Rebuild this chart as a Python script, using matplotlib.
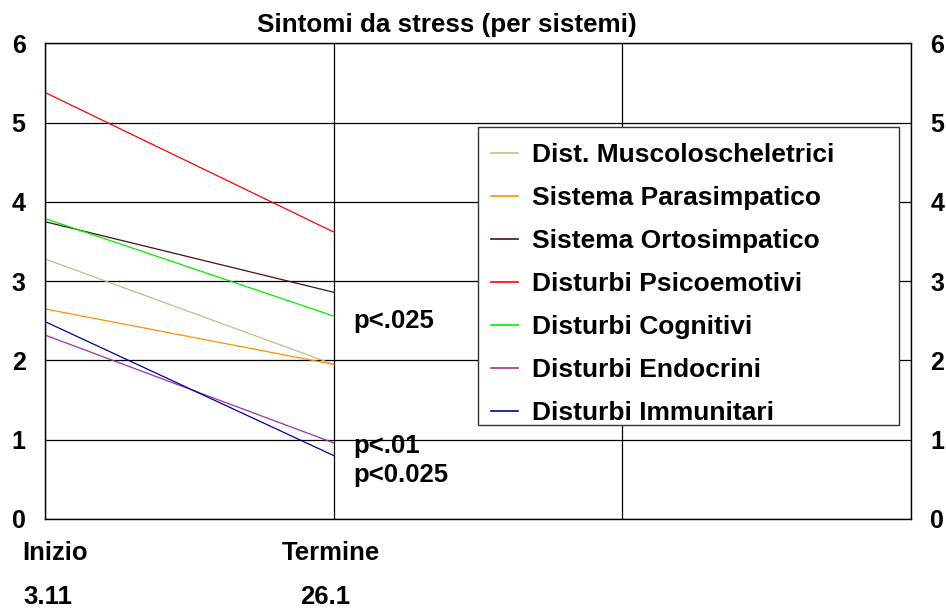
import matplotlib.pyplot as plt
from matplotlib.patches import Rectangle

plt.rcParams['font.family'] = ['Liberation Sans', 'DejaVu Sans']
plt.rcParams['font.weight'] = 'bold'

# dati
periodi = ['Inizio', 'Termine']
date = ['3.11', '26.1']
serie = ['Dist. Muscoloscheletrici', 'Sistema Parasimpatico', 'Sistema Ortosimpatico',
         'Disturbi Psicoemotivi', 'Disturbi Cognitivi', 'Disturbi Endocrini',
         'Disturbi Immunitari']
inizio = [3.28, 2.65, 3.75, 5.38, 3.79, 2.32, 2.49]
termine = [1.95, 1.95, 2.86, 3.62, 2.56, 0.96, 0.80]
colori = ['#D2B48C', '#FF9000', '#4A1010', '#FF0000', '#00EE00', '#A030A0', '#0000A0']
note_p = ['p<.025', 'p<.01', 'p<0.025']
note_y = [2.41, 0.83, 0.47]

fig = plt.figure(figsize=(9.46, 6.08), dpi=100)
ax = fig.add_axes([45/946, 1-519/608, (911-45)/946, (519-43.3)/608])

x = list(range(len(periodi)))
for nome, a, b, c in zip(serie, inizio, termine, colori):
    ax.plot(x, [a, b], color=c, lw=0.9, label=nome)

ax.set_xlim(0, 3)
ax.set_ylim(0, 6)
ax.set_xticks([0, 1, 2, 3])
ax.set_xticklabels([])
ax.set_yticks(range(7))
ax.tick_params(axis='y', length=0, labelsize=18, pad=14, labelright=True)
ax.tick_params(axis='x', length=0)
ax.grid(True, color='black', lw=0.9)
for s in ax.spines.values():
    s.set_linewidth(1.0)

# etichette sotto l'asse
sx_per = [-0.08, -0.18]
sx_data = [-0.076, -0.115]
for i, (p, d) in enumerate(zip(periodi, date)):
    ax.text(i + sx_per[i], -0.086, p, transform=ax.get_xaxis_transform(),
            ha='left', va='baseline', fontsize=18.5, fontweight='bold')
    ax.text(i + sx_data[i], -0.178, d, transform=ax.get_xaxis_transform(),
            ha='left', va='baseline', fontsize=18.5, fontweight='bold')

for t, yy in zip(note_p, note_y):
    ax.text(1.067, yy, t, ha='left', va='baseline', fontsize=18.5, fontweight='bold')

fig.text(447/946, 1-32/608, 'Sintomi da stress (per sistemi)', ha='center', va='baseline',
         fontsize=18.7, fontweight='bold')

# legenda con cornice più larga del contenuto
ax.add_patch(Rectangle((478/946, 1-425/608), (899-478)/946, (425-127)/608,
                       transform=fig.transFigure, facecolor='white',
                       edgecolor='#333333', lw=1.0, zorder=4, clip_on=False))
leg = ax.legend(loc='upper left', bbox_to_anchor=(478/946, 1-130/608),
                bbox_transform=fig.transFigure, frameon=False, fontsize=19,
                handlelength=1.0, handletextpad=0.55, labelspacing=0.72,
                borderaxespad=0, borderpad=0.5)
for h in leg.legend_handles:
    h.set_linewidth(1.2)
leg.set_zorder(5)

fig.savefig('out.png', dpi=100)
---*---
AIM OF THE TASK: What is the number of lines in the listing above that contain the string "matplotlib"? Give only the number.

FINISHED EXERCISE: 3